HiddenStereo generates a disparity-inducer pattern from the original video and depth map, which provides depth information to human viewers. Images for the left and right eyes can be generated by adding or subtracting this pattern from the original image. When the left and right images are added together, the disparity-inducer patterns completely cancel each other out, leaving the original image, so that viewers without 3D glasses can see the 2D image clearly. Viewers with 3D glasses see the image with depth due to the effects of the disparity-inducer pattern.

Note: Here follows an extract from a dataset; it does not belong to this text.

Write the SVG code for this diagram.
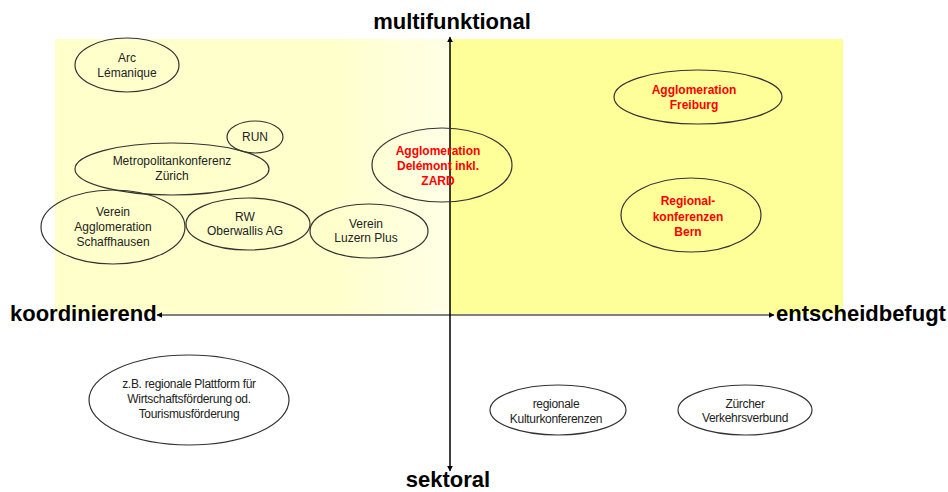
<svg xmlns="http://www.w3.org/2000/svg" width="948" height="492" viewBox="0 0 948 492">
<defs>
<linearGradient id="lg" x1="0" y1="0" x2="1" y2="0">
<stop offset="0" stop-color="#FFFFCC"/>
<stop offset="0.7" stop-color="#FFFFCC"/>
<stop offset="1" stop-color="#FFFFE6"/>
</linearGradient>
<marker id="ah" viewBox="0 0 10 10" refX="9" refY="5" markerWidth="6" markerHeight="6" markerUnits="userSpaceOnUse" orient="auto">
<path d="M0,0 L10,5 L0,10 z" fill="#000"/>
</marker>
<style>
.e{fill:none;stroke:#333;stroke-width:1.2}
.t{font-family:"Liberation Sans",Arial,sans-serif;font-size:12px;fill:#222;text-anchor:middle}
.r{font-family:"Liberation Sans",Arial,sans-serif;font-size:12px;font-weight:bold;fill:#FF0000;text-anchor:middle}
.n{font-family:"Liberation Sans",Arial,sans-serif;font-size:12px;fill:#222;text-anchor:middle;letter-spacing:-0.3px}
.a{font-family:"Liberation Sans",Arial,sans-serif;font-size:22px;font-weight:bold;fill:#000}
.ax{stroke:#000;stroke-width:1;fill:none}
</style>
</defs>
<rect x="0" y="0" width="948" height="492" fill="#fff"/>
<rect x="55" y="39" width="395" height="275" fill="url(#lg)"/>
<rect x="450" y="39" width="393" height="275" fill="#FFFF99"/>

<g id="connectors">
<line class="ax" x1="450" y1="470" x2="450" y2="37" marker-end="url(#ah)"/>
<line class="ax" x1="450" y1="40" x2="450" y2="471" marker-end="url(#ah)"/>
<line class="ax" x1="450" y1="315" x2="157" y2="315" marker-end="url(#ah)"/>
<line class="ax" x1="450" y1="315" x2="774" y2="315" marker-end="url(#ah)"/>
</g>

<g id="labels">
<text class="a" x="452" y="29" text-anchor="middle">multifunktional</text>
<text class="a" x="10" y="321">koordinierend</text>
<text class="a" x="776" y="321">entscheidbefugt</text>
<text class="a" x="448" y="487" text-anchor="middle">sektoral</text>
</g>

<g id="arc"><ellipse class="e" cx="127" cy="65" rx="52" ry="27"/><text class="t" x="127" y="62">Arc</text><text class="t" x="127" y="77">Lémanique</text></g>
<g id="run"><ellipse class="e" cx="255" cy="137" rx="28" ry="16"/><text class="t" x="255" y="141">RUN</text></g>
<g id="metro"><ellipse class="e" cx="172" cy="169" rx="97" ry="26"/><text class="t" x="172" y="165">Metropolitankonferenz</text><text class="t" x="172" y="180">Zürich</text></g>
<g id="schaffhausen"><ellipse class="e" cx="113" cy="227" rx="72" ry="37"/><text class="t" x="113" y="216">Verein</text><text class="t" x="113" y="231">Agglomeration</text><text class="t" x="113" y="246">Schaffhausen</text></g>
<g id="rw"><ellipse class="e" cx="248" cy="224" rx="62" ry="26"/><text class="t" x="245" y="221">RW</text><text class="t" x="245" y="235">Oberwallis AG</text></g>
<g id="luzern"><ellipse class="e" cx="369" cy="231" rx="59" ry="27"/><text class="t" x="366" y="228">Verein</text><text class="t" x="366" y="242">Luzern Plus</text></g>
<g id="delemont"><ellipse class="e" cx="442" cy="165" rx="70" ry="37"/><text class="r" x="438" y="155">Agglomeration</text><text class="r" x="438" y="170">Delémont inkl.</text><text class="r" x="438" y="185">ZARD</text></g>
<g id="freiburg"><ellipse class="e" cx="698" cy="97" rx="84" ry="27"/><text class="r" x="694" y="94">Agglomeration</text><text class="r" x="694" y="109">Freiburg</text></g>
<g id="bern"><ellipse class="e" cx="691" cy="215" rx="70" ry="37"/><text class="r" x="688" y="205">Regional-</text><text class="r" x="688" y="221">konferenzen</text><text class="r" x="688" y="236">Bern</text></g>
<g id="plattform"><ellipse class="e" cx="189" cy="400" rx="100" ry="45"/><text class="n" x="189" y="388">z.B. regionale Plattform für</text><text class="n" x="189" y="403">Wirtschaftsförderung od.</text><text class="n" x="189" y="418">Tourismusförderung</text></g>
<g id="kultur"><ellipse class="e" cx="558" cy="410" rx="68" ry="25"/><text class="n" x="556" y="408">regionale</text><text class="n" x="556" y="423">Kulturkonferenzen</text></g>
<g id="zvv"><ellipse class="e" cx="745" cy="410" rx="67" ry="25"/><text class="n" x="745" y="408">Zürcher</text><text class="n" x="745" y="422">Verkehrsverbund</text></g>
</svg>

This technology enables viewer-friendly 3D display, allowing each viewer to select how they want to view at any time, and all view the same display content. Since no special equipment is needed to display 2D and 3D at the same time, existing 3D display environments can be used as-is. Operational requirements for ordinary 3D video projection, such as presenting 3D and 2D video at different times, or preparing separate venues for 3D and 2D presentation are no longer necessary, which could reduce the operating costs for 3D video presentation.
By using our technology for improving depth-map accuracy, by integrating depth estimation with image segmentation, with HiddenStereo, we can convert not only new content captured with stereo cameras or created with 3D computer graphic production but also from 2D content produced in the past into 3D content.
4. Future developments
We introduced a media-processing technology we are developing for improving the accuracy of depth maps by integrating depth estimation with image segmentation, and a system using this technology to generate HiddenStereo images, enabling natural 3D viewing from monocular 2D image. We will continue investigation to further improve the speed and quality of each of the component technologies through verification trials and other means to contribute to implementing businesses using natural interaction.